SALT LAKE CITY, UTAH— Evangelical Christians have long regarded Mormonism with suspicion. But many evangelicals are now trying to reconcile supporting a Mormon candidate for president while rejecting the teachings of his faith's 19th century American prophet, Joseph Smith Jr.
"Joseph Smith had 34 wives, 11 of whom were currently married to other men when he took them as wives!" says Rob Sivulka, who goes for the jugular in his polemic outside the headquarters of the Church of Jesus Christ of Latter-day Saints.
The church disavowed polygamy in 1890.
But Latter-day saints, also known as Mormons, hear this kind of thing a lot.
Sivulka's evangelical group is one of many in America trying to persuade Mormons that their faith is wrong.
"Father, Son and Holy Spirit, thank you so much," adds Sivulka. He is married to a former Latter-day Saint. He says he loves Mormons.
But he says "I consider them to be false Christians. In contrast to what the Bible teaches in Isaiah 43:10."
He says the Mormon church emphasizes Jesus to lure converts.
"I’m concerned about my own Christian brothers and sisters that are getting hoodwinked into joining this, what I would call a cult," says Sivulka.

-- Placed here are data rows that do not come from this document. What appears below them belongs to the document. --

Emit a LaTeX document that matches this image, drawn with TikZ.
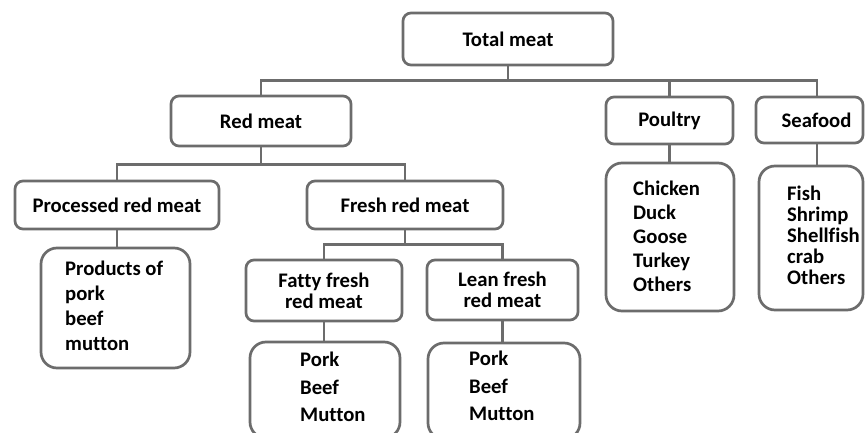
\documentclass[tikz,border=0pt]{standalone}
\usepackage{fontspec}
\setmainfont{Carlito}[Ligatures=NoCommon]
\usetikzlibrary{calc}
\definecolor{linegray}{HTML}{6C6C6C}
\tikzset{
  box/.style={draw=linegray, line width=2.7pt, rounded corners=8pt, inner sep=0pt, align=center,
    font=\fontsize{20.7}{21}\selectfont\bfseries, text=black},
  listbox/.style={draw=linegray, line width=2.7pt, rounded corners=16pt, inner sep=0pt},
  listtext/.style={anchor=west, align=left, inner sep=0pt, text=black},
  conn/.style={draw=linegray, line width=2.7pt},
}
\newcommand{\lf}[1]{\fontsize{20.7}{#1}\selectfont\bfseries}
\begin{document}
\begin{tikzpicture}[x=1pt,y=-1pt]
\useasboundingbox (0,0) rectangle (865,433);
\fill[white] (0,0) rectangle (865,433);

\node[box, minimum width=210pt, minimum height=52pt] (total) at (508,39) {Total meat};
\node[box, minimum width=180pt, minimum height=50pt] (red) at (261,121) {Red meat};
\node[box, minimum width=127pt, minimum height=47pt] (poultry) at (669.5,120.5) {Poultry};
\node[box, minimum width=107pt, minimum height=46pt] (seafood) at (809.5,120) {\hspace*{14pt}Seafood};

\node[box, minimum width=204pt, minimum height=48pt] (proc) at (117,205) {Processed red meat};
\node[box, minimum width=196pt, minimum height=48pt] (fresh) at (405,205) {Fresh red meat};

\node[box, minimum width=156pt, minimum height=61pt] (fatty) at (324,290.5) {Fatty fresh\\red meat};
\node[box, minimum width=151pt, minimum height=60pt] (lean) at (502.5,290) {Lean fresh\\red meat};

% list boxes
\node[listbox, minimum width=149pt, minimum height=120pt] (prodbox) at (115.5,308) {};
\node[listtext, font=\lf{25}] (prod) at (65,306) {Products of\\pork\\beef\\mutton};

\node[listbox, minimum width=150pt, minimum height=96pt] (fattybox) at (325,390) {};
\node[listtext, font=\lf{27.5}] (fattyl) at (300,387) {Pork\\Beef\\Mutton};

\node[listbox, minimum width=152pt, minimum height=96pt] (leanbox) at (504,391) {};
\node[listtext, font=\lf{27.5}] (leanl) at (469,386) {Pork\\Beef\\Mutton};

\node[listbox, minimum width=128pt, minimum height=148pt] (poulbox) at (670,237) {};
\node[listtext, font=\lf{24}] (poull) at (633,236) {Chicken\\Duck\\Goose\\Turkey\\Others};

\node[listbox, minimum width=104pt, minimum height=144pt] (seabox) at (811,238) {};
\node[listtext, font=\lf{21}] (seal) at (787,235) {Fish\\Shrimp\\Shellfish\\crab\\Others};

% connectors
\coordinate (bus1) at ($(total.south)+(0,14)$);
\coordinate (seatop) at ($(seafood.north)+(7.5,0)$);
\coordinate (seabot) at ($(seafood.south)+(7.5,0)$);
\draw[conn] (total.south) -- (bus1) -| (red.north);
\draw[conn] (bus1) -| (poultry.north);
\draw[conn] (bus1) -| (seatop);

\coordinate (bus2) at ($(red.south)+(0,17)$);
\draw[conn] (red.south) -- (bus2) -| (proc.north);
\draw[conn] (bus2) -| (fresh.north);

\draw[conn] (proc.south) -- (prodbox.north -| proc.south);

\coordinate (bus3) at ($(fresh.south)+(0,14)$);
\draw[conn] (fresh.south) -- (bus3) -| (fatty.north);
\draw[conn] (bus3) -| (lean.north);

\draw[conn] (fatty.south) -- (fattybox.north -| fatty.south);
\draw[conn] (lean.south) -- (leanbox.north -| lean.south);
\draw[conn] (poultry.south) -- (poulbox.north -| poultry.south);
\draw[conn] (seabot) -- (seabox.north -| seabot);
\end{tikzpicture}
\end{document}
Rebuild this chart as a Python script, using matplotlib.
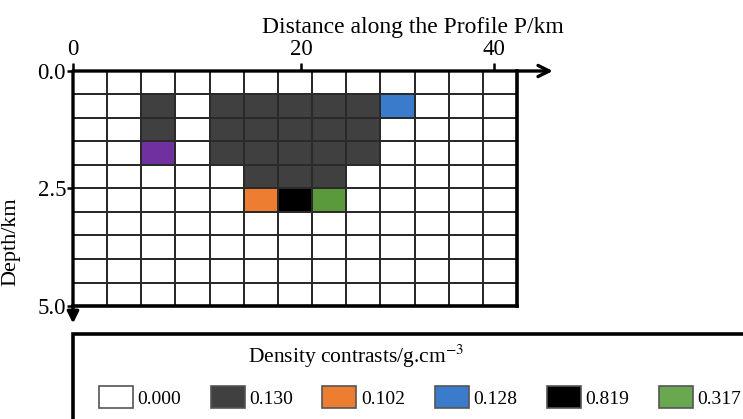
import numpy as np
import matplotlib
matplotlib.use("Agg")
from matplotlib import pyplot as plt
from matplotlib.colors import ListedColormap, BoundaryNorm
from matplotlib.patches import Patch, Rectangle

plt.rcParams['font.family'] = ['Liberation Serif', 'DejaVu Serif']
plt.rcParams['mathtext.fontset'] = 'stix'

# density contrast classes (legend order), last one = unlabelled purple cell
density_labels = ["0.000", "0.130", "0.102", "0.128", "0.819", "0.317"]
class_colors = ["#ffffff", "#404040", "#ed7d31", "#3a7ccb", "#000000", "#5b9a3c", "#7030a0"]
legend_colors = ["#ffffff", "#404040", "#ed7d31", "#3a7ccb", "#000000", "#6aa84f"]

# model cells: one string per 0.5 km depth row, one char per column (class index)
model_rows = [
    "0000000000000",
    "0010111113000",
    "0010111110000",
    "0060111110000",
    "0000011100000",
    "0000024500000",
    "0000000000000",
    "0000000000000",
    "0000000000000",
    "0000000000000",
]
depth_step = 0.5

xtick_labels = ["0", "20", "40"]
ytick_vals = [0.0, 2.5, 5.0]

grid = np.array([[int(c) for c in r] for r in model_rows])
nrow, ncol = grid.shape
x_edges = np.arange(ncol + 1)
y_edges = np.arange(nrow + 1) * depth_step

fig = plt.figure(figsize=(7.43, 4.19), dpi=100)
ax = fig.add_axes([73/743, 1-306/419, 444/743, 235/419])

cmap = ListedColormap(class_colors)
norm = BoundaryNorm(np.arange(len(class_colors) + 1) - 0.5, cmap.N)
ax.pcolormesh(x_edges, y_edges, grid, cmap=cmap, norm=norm,
              edgecolors='#2a2a2a', linewidth=1.4)
ax.set_xlim(0, ncol)
ax.set_ylim(nrow * depth_step, 0)

for s in ['top', 'left']:
    ax.spines[s].set_visible(False)
for s in ['right', 'bottom']:
    ax.spines[s].set_linewidth(2.6)

# axis lines with arrows
ax.annotate('', xy=(ncol + 1.05, 0), xytext=(0, 0), annotation_clip=False,
            arrowprops=dict(arrowstyle='->', lw=2.4, mutation_scale=20, color='black',
                            shrinkA=0, shrinkB=0))
ax.annotate('', xy=(0, nrow * depth_step + 0.37), xytext=(0, 0), annotation_clip=False,
            arrowprops=dict(arrowstyle='-|>', lw=2.4, mutation_scale=17, color='black',
                            shrinkA=0, shrinkB=0))

ax.xaxis.tick_top()
ax.set_xticks([0, 6.68, 12.33])
ax.set_xticklabels(xtick_labels)
ax.tick_params(axis='x', direction='out', length=6, width=1.8, pad=2, labelsize=16.5)
ax.set_yticks(ytick_vals)
ax.set_yticklabels(["%.1f" % v for v in ytick_vals])
ax.tick_params(axis='y', direction='out', length=4, width=1.8, pad=1, labelsize=16.5)

ax.xaxis.set_label_position('top')
ax.set_xlabel("Distance along the Profile P/km", fontsize=17)
ax.xaxis.set_label_coords((413-73)/444, 1 + (71-33)/235)
ax.set_ylabel("Depth/km", fontsize=16)
ax.yaxis.set_label_coords(-(73-20)/444, 1 - (242-71)/235)

# legend box
fig.add_artist(Rectangle((73/743, -0.1), 1.0, 0.1 + (419-334)/419,
                         transform=fig.transFigure, fill=False, lw=2.6, ec='black'))
fig.text(356/743, 1-356/419, "Density contrasts/g.cm$^{-3}$", ha='center', va='center',
         fontsize=15.5)
handles = [Patch(facecolor=c, edgecolor='#555555', lw=1.2) for c in legend_colors]
fig.legend(handles, density_labels, ncol=6, loc='center', bbox_to_anchor=(420/743, 1-397/419),
           frameon=False, fontsize=14, handlelength=1.75, handleheight=1.3,
           handletextpad=0.25, columnspacing=1.5, borderpad=0)

fig.savefig("out.png", dpi=100)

The Church of Jesus Christ of Latter-day Saints rejects the charge. It says the teachings of its 19th century prophet, Joseph Smith, are consistent with the Bible.
But Smith's writings de-emphasized original sin and said believers could achieve divine status. Mormon history professor J.B. Haws says non-Mormons did not like that message.
"Joseph Smith's work was - not intentionally - but it ended up being polarizing,'' he says.
A historical theme park recreates the lifestyle of Mormons who fled to Utah after Smith's murder in 1844.
"How do you think you'd sleep on that bed?" says Jennifer Leeds, who adds some non-Mormons think the church still practices polygamy.
"They ask how many moms I have, and I respond I only have one and I also have one dad," she says.
Sivulka carries on his crusade. But when it comes to politics, he supports Mitt Romney for president, albeit grudgingly.
"Yeah I could trust him to a certain extent," says Sivulka. "I certainly wouldn't trust him with my eternal soul."
Mormons themselves admit it would be hypocritical for them to condem proselytizing.
They go as missionaries to far-flung lands and knock on doors of prospective converts.
Eric Johnson and a fellow evangelical are giving Mormons a taste of their own medicine in a majority Mormon town. And they get a taste of rejection.
"I love it when missionaries come to my house, I don’t slam the door in their face," says Johnson.
Johnson came to Brigham City, Utah, as its residents were celebrating the construction of a new temple.
"We don’t believe we are anti-Mormon because if we didn’t care about Mormon people then we wouldn’t even be doing this," adds Eric Johnson, an evangelican.
"Sometimes the best approach is just to ignore them,'' says J.B. Haws. And sometimes it is not.
Tensions between Mormons and evangelical Christians go all the way back to the founding of the Church of Jesus Christ of Latter-day Saints. But with an election coming up, they seem to be willing to put aside, at least their theological differences.